Goal:
Transcribe the whole listing below without changing a word, but leave out every image.

Supplied information:

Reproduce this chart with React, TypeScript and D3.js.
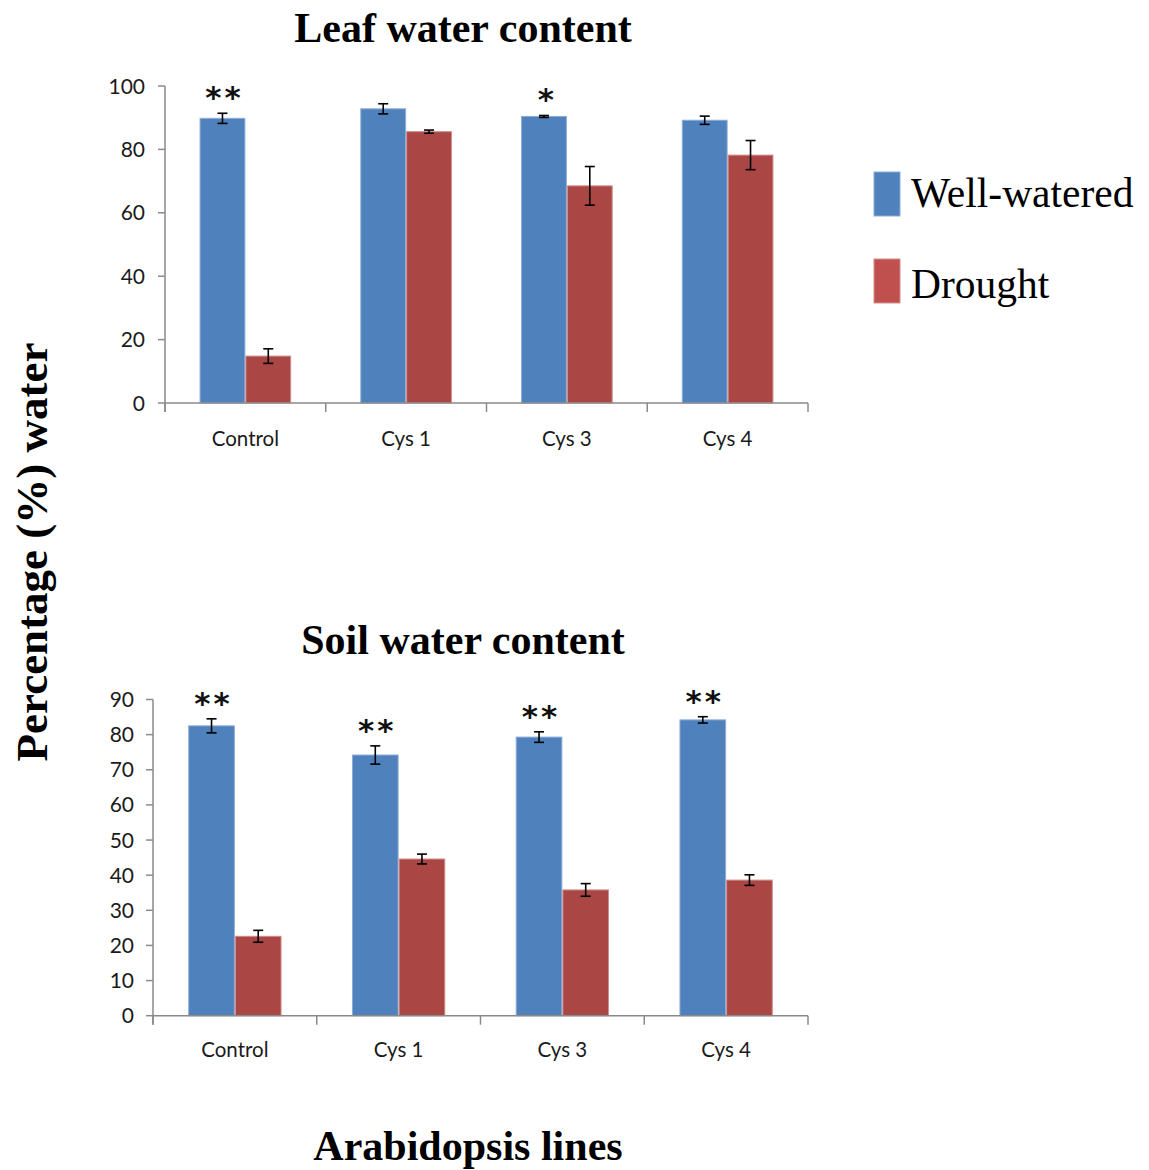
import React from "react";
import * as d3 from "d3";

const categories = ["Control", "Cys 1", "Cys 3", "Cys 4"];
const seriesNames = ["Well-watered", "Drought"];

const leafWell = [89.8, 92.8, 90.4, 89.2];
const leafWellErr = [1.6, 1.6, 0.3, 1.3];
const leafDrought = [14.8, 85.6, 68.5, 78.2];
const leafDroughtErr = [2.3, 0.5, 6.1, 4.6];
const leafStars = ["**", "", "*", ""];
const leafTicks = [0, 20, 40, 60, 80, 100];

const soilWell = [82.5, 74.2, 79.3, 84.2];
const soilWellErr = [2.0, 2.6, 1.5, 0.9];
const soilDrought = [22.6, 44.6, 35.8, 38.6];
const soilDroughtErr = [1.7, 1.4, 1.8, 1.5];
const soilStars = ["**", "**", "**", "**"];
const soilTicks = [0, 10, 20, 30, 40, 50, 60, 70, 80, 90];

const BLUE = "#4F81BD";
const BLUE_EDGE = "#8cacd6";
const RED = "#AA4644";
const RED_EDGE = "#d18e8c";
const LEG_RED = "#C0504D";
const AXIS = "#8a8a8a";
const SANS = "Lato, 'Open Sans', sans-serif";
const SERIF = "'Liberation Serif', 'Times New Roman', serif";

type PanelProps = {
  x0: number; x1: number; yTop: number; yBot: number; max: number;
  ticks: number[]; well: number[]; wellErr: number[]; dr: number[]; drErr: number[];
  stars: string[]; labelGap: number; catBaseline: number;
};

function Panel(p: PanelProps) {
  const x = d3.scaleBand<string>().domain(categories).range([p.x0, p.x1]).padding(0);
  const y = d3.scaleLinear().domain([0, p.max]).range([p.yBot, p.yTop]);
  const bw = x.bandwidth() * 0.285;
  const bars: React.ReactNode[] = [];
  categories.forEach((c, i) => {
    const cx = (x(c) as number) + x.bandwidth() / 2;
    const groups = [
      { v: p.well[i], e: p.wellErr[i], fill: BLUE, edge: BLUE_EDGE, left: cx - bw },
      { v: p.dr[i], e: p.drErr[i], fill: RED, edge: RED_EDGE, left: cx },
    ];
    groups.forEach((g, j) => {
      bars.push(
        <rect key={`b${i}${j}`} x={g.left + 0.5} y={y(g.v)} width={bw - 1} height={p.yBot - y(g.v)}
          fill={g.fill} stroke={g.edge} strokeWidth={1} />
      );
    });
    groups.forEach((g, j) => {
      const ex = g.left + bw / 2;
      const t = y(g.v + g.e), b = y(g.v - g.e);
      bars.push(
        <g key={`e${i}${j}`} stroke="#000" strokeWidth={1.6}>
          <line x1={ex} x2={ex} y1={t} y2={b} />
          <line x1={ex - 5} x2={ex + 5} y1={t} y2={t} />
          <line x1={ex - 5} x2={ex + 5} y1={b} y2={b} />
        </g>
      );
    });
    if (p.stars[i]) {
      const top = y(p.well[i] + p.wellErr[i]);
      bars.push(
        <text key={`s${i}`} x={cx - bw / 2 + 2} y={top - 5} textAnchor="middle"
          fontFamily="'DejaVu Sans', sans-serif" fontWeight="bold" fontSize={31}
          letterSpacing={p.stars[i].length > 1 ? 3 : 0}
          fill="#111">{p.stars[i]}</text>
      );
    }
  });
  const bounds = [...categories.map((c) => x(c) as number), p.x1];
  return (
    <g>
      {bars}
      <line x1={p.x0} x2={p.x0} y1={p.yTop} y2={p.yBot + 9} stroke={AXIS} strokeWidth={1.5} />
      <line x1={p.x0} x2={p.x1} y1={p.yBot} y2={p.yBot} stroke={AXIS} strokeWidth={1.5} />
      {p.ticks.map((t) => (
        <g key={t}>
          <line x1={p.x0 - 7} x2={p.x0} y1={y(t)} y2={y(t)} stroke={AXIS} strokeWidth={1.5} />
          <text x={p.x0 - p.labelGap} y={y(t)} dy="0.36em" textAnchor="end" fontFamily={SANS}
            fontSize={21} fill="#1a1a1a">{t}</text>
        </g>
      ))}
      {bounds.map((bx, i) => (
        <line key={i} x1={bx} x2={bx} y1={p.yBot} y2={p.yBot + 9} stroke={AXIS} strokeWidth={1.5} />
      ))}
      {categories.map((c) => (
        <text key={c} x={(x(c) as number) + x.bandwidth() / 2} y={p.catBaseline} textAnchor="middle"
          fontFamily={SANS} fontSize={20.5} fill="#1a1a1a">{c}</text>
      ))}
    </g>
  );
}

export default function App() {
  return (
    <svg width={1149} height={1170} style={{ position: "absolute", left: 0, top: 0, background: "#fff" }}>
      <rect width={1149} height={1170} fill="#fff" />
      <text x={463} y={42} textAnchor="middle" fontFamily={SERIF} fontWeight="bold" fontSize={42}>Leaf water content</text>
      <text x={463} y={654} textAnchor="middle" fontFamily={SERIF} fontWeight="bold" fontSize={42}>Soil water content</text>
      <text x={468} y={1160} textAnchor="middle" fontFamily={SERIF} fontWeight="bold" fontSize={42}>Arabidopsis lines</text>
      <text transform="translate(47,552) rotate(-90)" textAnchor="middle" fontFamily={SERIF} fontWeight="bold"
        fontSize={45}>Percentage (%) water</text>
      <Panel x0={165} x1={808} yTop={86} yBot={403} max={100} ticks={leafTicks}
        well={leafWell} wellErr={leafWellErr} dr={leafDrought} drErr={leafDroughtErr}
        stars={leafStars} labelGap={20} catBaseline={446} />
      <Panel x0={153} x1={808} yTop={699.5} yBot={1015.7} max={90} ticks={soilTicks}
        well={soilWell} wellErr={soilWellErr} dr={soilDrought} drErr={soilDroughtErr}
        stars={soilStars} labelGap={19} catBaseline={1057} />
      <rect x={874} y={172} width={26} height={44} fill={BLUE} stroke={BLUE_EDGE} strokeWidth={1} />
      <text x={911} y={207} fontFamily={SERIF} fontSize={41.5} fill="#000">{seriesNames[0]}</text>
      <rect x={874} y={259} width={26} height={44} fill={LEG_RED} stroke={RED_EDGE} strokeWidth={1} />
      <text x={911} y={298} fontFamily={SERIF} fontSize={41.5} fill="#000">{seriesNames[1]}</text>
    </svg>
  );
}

Final answer:
Reproduce this chart with React, TypeScript and D3.js.
import React from "react";
import * as d3 from "d3";

const categories = ["Control", "Cys 1", "Cys 3", "Cys 4"];
const seriesNames = ["Well-watered", "Drought"];

const leafWell = [89.8, 92.8, 90.4, 89.2];
const leafWellErr = [1.6, 1.6, 0.3, 1.3];
const leafDrought = [14.8, 85.6, 68.5, 78.2];
const leafDroughtErr = [2.3, 0.5, 6.1, 4.6];
const leafStars = ["**", "", "*", ""];
const leafTicks = [0, 20, 40, 60, 80, 100];

const soilWell = [82.5, 74.2, 79.3, 84.2];
const soilWellErr = [2.0, 2.6, 1.5, 0.9];
const soilDrought = [22.6, 44.6, 35.8, 38.6];
const soilDroughtErr = [1.7, 1.4, 1.8, 1.5];
const soilStars = ["**", "**", "**", "**"];
const soilTicks = [0, 10, 20, 30, 40, 50, 60, 70, 80, 90];

const BLUE = "#4F81BD";
const BLUE_EDGE = "#8cacd6";
const RED = "#AA4644";
const RED_EDGE = "#d18e8c";
const LEG_RED = "#C0504D";
const AXIS = "#8a8a8a";
const SANS = "Lato, 'Open Sans', sans-serif";
const SERIF = "'Liberation Serif', 'Times New Roman', serif";

type PanelProps = {
  x0: number; x1: number; yTop: number; yBot: number; max: number;
  ticks: number[]; well: number[]; wellErr: number[]; dr: number[]; drErr: number[];
  stars: string[]; labelGap: number; catBaseline: number;
};

function Panel(p: PanelProps) {
  const x = d3.scaleBand<string>().domain(categories).range([p.x0, p.x1]).padding(0);
  const y = d3.scaleLinear().domain([0, p.max]).range([p.yBot, p.yTop]);
  const bw = x.bandwidth() * 0.285;
  const bars: React.ReactNode[] = [];
  categories.forEach((c, i) => {
    const cx = (x(c) as number) + x.bandwidth() / 2;
    const groups = [
      { v: p.well[i], e: p.wellErr[i], fill: BLUE, edge: BLUE_EDGE, left: cx - bw },
      { v: p.dr[i], e: p.drErr[i], fill: RED, edge: RED_EDGE, left: cx },
    ];
    groups.forEach((g, j) => {
      bars.push(
        <rect key={`b${i}${j}`} x={g.left + 0.5} y={y(g.v)} width={bw - 1} height={p.yBot - y(g.v)}
          fill={g.fill} stroke={g.edge} strokeWidth={1} />
      );
    });
    groups.forEach((g, j) => {
      const ex = g.left + bw / 2;
      const t = y(g.v + g.e), b = y(g.v - g.e);
      bars.push(
        <g key={`e${i}${j}`} stroke="#000" strokeWidth={1.6}>
          <line x1={ex} x2={ex} y1={t} y2={b} />
          <line x1={ex - 5} x2={ex + 5} y1={t} y2={t} />
          <line x1={ex - 5} x2={ex + 5} y1={b} y2={b} />
        </g>
      );
    });
    if (p.stars[i]) {
      const top = y(p.well[i] + p.wellErr[i]);
      bars.push(
        <text key={`s${i}`} x={cx - bw / 2 + 2} y={top - 5} textAnchor="middle"
          fontFamily="'DejaVu Sans', sans-serif" fontWeight="bold" fontSize={31}
          letterSpacing={p.stars[i].length > 1 ? 3 : 0}
          fill="#111">{p.stars[i]}</text>
      );
    }
  });
  const bounds = [...categories.map((c) => x(c) as number), p.x1];
  return (
    <g>
      {bars}
      <line x1={p.x0} x2={p.x0} y1={p.yTop} y2={p.yBot + 9} stroke={AXIS} strokeWidth={1.5} />
      <line x1={p.x0} x2={p.x1} y1={p.yBot} y2={p.yBot} stroke={AXIS} strokeWidth={1.5} />
      {p.ticks.map((t) => (
        <g key={t}>
          <line x1={p.x0 - 7} x2={p.x0} y1={y(t)} y2={y(t)} stroke={AXIS} strokeWidth={1.5} />
          <text x={p.x0 - p.labelGap} y={y(t)} dy="0.36em" textAnchor="end" fontFamily={SANS}
            fontSize={21} fill="#1a1a1a">{t}</text>
        </g>
      ))}
      {bounds.map((bx, i) => (
        <line key={i} x1={bx} x2={bx} y1={p.yBot} y2={p.yBot + 9} stroke={AXIS} strokeWidth={1.5} />
      ))}
      {categories.map((c) => (
        <text key={c} x={(x(c) as number) + x.bandwidth() / 2} y={p.catBaseline} textAnchor="middle"
          fontFamily={SANS} fontSize={20.5} fill="#1a1a1a">{c}</text>
      ))}
    </g>
  );
}

export default function App() {
  return (
    <svg width={1149} height={1170} style={{ position: "absolute", left: 0, top: 0, background: "#fff" }}>
      <rect width={1149} height={1170} fill="#fff" />
      <text x={463} y={42} textAnchor="middle" fontFamily={SERIF} fontWeight="bold" fontSize={42}>Leaf water content</text>
      <text x={463} y={654} textAnchor="middle" fontFamily={SERIF} fontWeight="bold" fontSize={42}>Soil water content</text>
      <text x={468} y={1160} textAnchor="middle" fontFamily={SERIF} fontWeight="bold" fontSize={42}>Arabidopsis lines</text>
      <text transform="translate(47,552) rotate(-90)" textAnchor="middle" fontFamily={SERIF} fontWeight="bold"
        fontSize={45}>Percentage (%) water</text>
      <Panel x0={165} x1={808} yTop={86} yBot={403} max={100} ticks={leafTicks}
        well={leafWell} wellErr={leafWellErr} dr={leafDrought} drErr={leafDroughtErr}
        stars={leafStars} labelGap={20} catBaseline={446} />
      <Panel x0={153} x1={808} yTop={699.5} yBot={1015.7} max={90} ticks={soilTicks}
        well={soilWell} wellErr={soilWellErr} dr={soilDrought} drErr={soilDroughtErr}
        stars={soilStars} labelGap={19} catBaseline={1057} />
      <rect x={874} y={172} width={26} height={44} fill={BLUE} stroke={BLUE_EDGE} strokeWidth={1} />
      <text x={911} y={207} fontFamily={SERIF} fontSize={41.5} fill="#000">{seriesNames[0]}</text>
      <rect x={874} y={259} width={26} height={44} fill={LEG_RED} stroke={RED_EDGE} strokeWidth={1} />
      <text x={911} y={298} fontFamily={SERIF} fontSize={41.5} fill="#000">{seriesNames[1]}</text>
    </svg>
  );
}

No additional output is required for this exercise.